=== Supplied information ===
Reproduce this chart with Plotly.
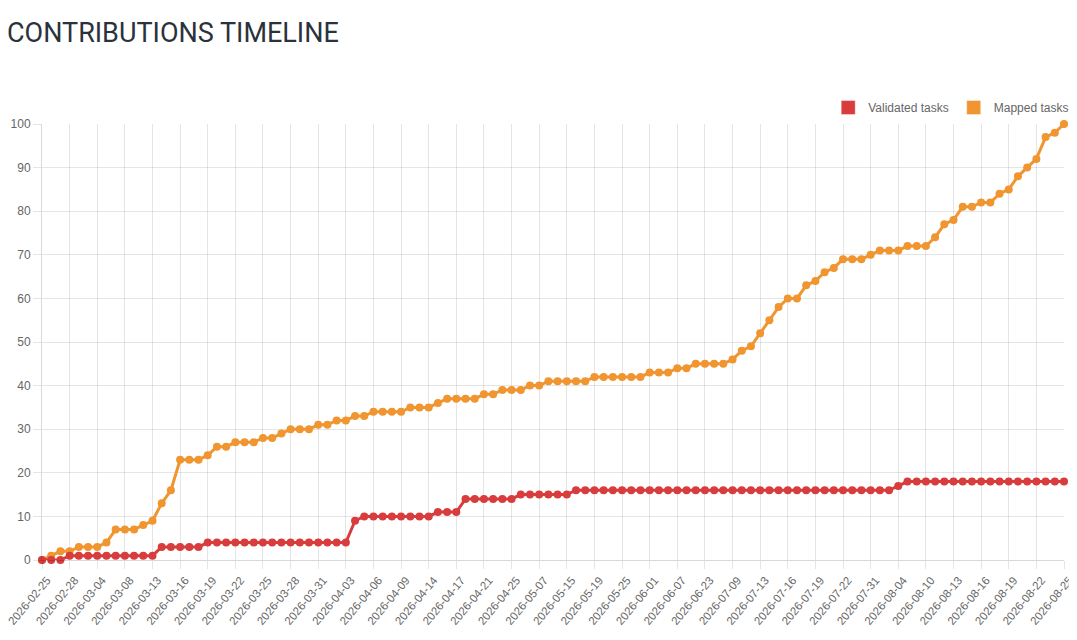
import plotly.graph_objs as go

# contribution dates (category axis, every 3rd one gets a label)
DATES = [
    "2026-02-25", "2026-02-26", "2026-02-27", "2026-02-28", "2026-03-01", "2026-03-02",
    "2026-03-04", "2026-03-05", "2026-03-07", "2026-03-08", "2026-03-10", "2026-03-11",
    "2026-03-13", "2026-03-14", "2026-03-15", "2026-03-16", "2026-03-17", "2026-03-18",
    "2026-03-19", "2026-03-20", "2026-03-21", "2026-03-22", "2026-03-23", "2026-03-24",
    "2026-03-25", "2026-03-26", "2026-03-27", "2026-03-28", "2026-03-29", "2026-03-30",
    "2026-03-31", "2026-04-01", "2026-04-02", "2026-04-03", "2026-04-04", "2026-04-05",
    "2026-04-06", "2026-04-07", "2026-04-08", "2026-04-09", "2026-04-10", "2026-04-13",
    "2026-04-14", "2026-04-15", "2026-04-16", "2026-04-17", "2026-04-18", "2026-04-20",
    "2026-04-21", "2026-04-22", "2026-04-24", "2026-04-25", "2026-04-29", "2026-05-03",
    "2026-05-07", "2026-05-10", "2026-05-12", "2026-05-15", "2026-05-16", "2026-05-18",
    "2026-05-19", "2026-05-21", "2026-05-23", "2026-05-25", "2026-05-27", "2026-05-29",
    "2026-06-01", "2026-06-03", "2026-06-05", "2026-06-07", "2026-06-12", "2026-06-18",
    "2026-06-23", "2026-06-29", "2026-07-04", "2026-07-09", "2026-07-10", "2026-07-12",
    "2026-07-13", "2026-07-14", "2026-07-15", "2026-07-16", "2026-07-17", "2026-07-18",
    "2026-07-19", "2026-07-20", "2026-07-21", "2026-07-22", "2026-07-25", "2026-07-28",
    "2026-07-31", "2026-08-01", "2026-08-03", "2026-08-04", "2026-08-06", "2026-08-08",
    "2026-08-10", "2026-08-11", "2026-08-12", "2026-08-13", "2026-08-14", "2026-08-15",
    "2026-08-16", "2026-08-17", "2026-08-18", "2026-08-19", "2026-08-20", "2026-08-21",
    "2026-08-22", "2026-08-23", "2026-08-24", "2026-08-25",
]

VALIDATED = (
    [0] * 3 + [1] * 10 + [3] * 5 + [4] * 16 + [9] + [10] * 8 + [11] * 3
    + [14] * 6 + [15] * 6 + [16] * 35 + [17] + [18] * 18
)

MAPPED = [
    0, 1, 2, 2, 3, 3, 3, 4, 7, 7, 7, 8, 9, 13, 16, 23, 23, 23, 24, 26,
    26, 27, 27, 27, 28, 28, 29, 30, 30, 30, 31, 31, 32, 32, 33,
    33, 34, 34, 34, 34, 35, 35, 35, 36, 37, 37, 37, 37, 38, 38, 39, 39, 39, 40, 40,
    41, 41, 41, 41, 41, 42,
    42, 42, 42, 42, 42, 43, 43, 43, 44, 44, 45, 45, 45, 45, 46, 48, 49, 52, 55, 58,
    60, 60, 63, 64, 66, 67, 69,
    69, 69, 70, 71, 71, 71, 72, 72, 72, 74, 77, 78, 81, 81, 82, 82, 84, 85, 88, 90,
    92, 97, 98, 100,
]

TICK_LABELS = DATES[::3]

RED = "#d83c3c"
ORANGE = "#f0952f"
GRID = "rgba(0,0,0,0.1)"
FONT = "Liberation Sans, Arial, sans-serif"


def line_trace(values, color, name):
    return go.Scatter(
        x=DATES,
        y=values,
        mode="lines+markers",
        name=name,
        line=dict(color=color, width=3),
        marker=dict(color=color, size=8),
        cliponaxis=False,
        showlegend=False,
    )


def legend_entry(color, name):
    # legend-only box, chart.js style
    return go.Scatter(
        x=[None], y=[None],
        mode="markers",
        name=name,
        marker=dict(symbol="square", size=14, color=color,
                    line=dict(color="rgba(255,255,255,0.4)", width=1)),
    )


fig = go.Figure()
fig.add_trace(line_trace(MAPPED, ORANGE, "Mapped tasks"))
fig.add_trace(line_trace(VALIDATED, RED, "Validated tasks"))
fig.add_trace(legend_entry(RED, "Validated tasks"))
fig.add_trace(legend_entry(ORANGE, "Mapped tasks"))

fig.update_layout(
    width=1077,
    height=640,
    margin=dict(l=34, r=20, t=116, b=88),
    paper_bgcolor="white",
    plot_bgcolor="white",
    font=dict(family=FONT, size=12, color="#666"),
    legend=dict(
        orientation="h",
        x=1.009, xanchor="right",
        y=1.071, yanchor="top",
        itemwidth=30,
        font=dict(size=12, color="#666"),
        bgcolor="rgba(0,0,0,0)",
    ),
    showlegend=True,
)

# page title, placed near the left edge
fig.add_annotation(
    text="CONTRIBUTIONS TIMELINE",
    xref="paper", yref="paper",
    x=-0.036, xanchor="left",
    y=1.209, yanchor="middle",
    showarrow=False,
    font=dict(family="Roboto, sans-serif", size=27, color="#2b323b"),
)

fig.update_xaxes(
    type="category",
    range=[0, len(DATES) - 1],
    tickvals=TICK_LABELS,
    ticktext=TICK_LABELS,
    tickangle=-50,
    ticklabelshift=5,
    automargin=False,
    showgrid=True,
    gridcolor=GRID,
    ticks="outside",
    ticklen=8,
    tickcolor=GRID,
    showline=True,
    linecolor="rgba(0,0,0,0.15)",
    zeroline=False,
    tickfont=dict(size=11.5, color="#666"),
)

fig.update_yaxes(
    range=[0, 100],
    dtick=10,
    automargin=False,
    showgrid=True,
    gridcolor=GRID,
    ticks="outside",
    ticklen=8,
    tickcolor=GRID,
    showline=True,
    linecolor="rgba(0,0,0,0.15)",
    zeroline=False,
    tickfont=dict(size=12, color="#666"),
)

fig.write_html("out.html")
===
▶ [What is required]:
Without the pictures, please reproduce each line of the listing above exactly, from the first one through the line bearing "import plotly.graph_objs as go".

▶ [Result of this exercise]:
Reproduce this chart with Plotly.
import plotly.graph_objs as go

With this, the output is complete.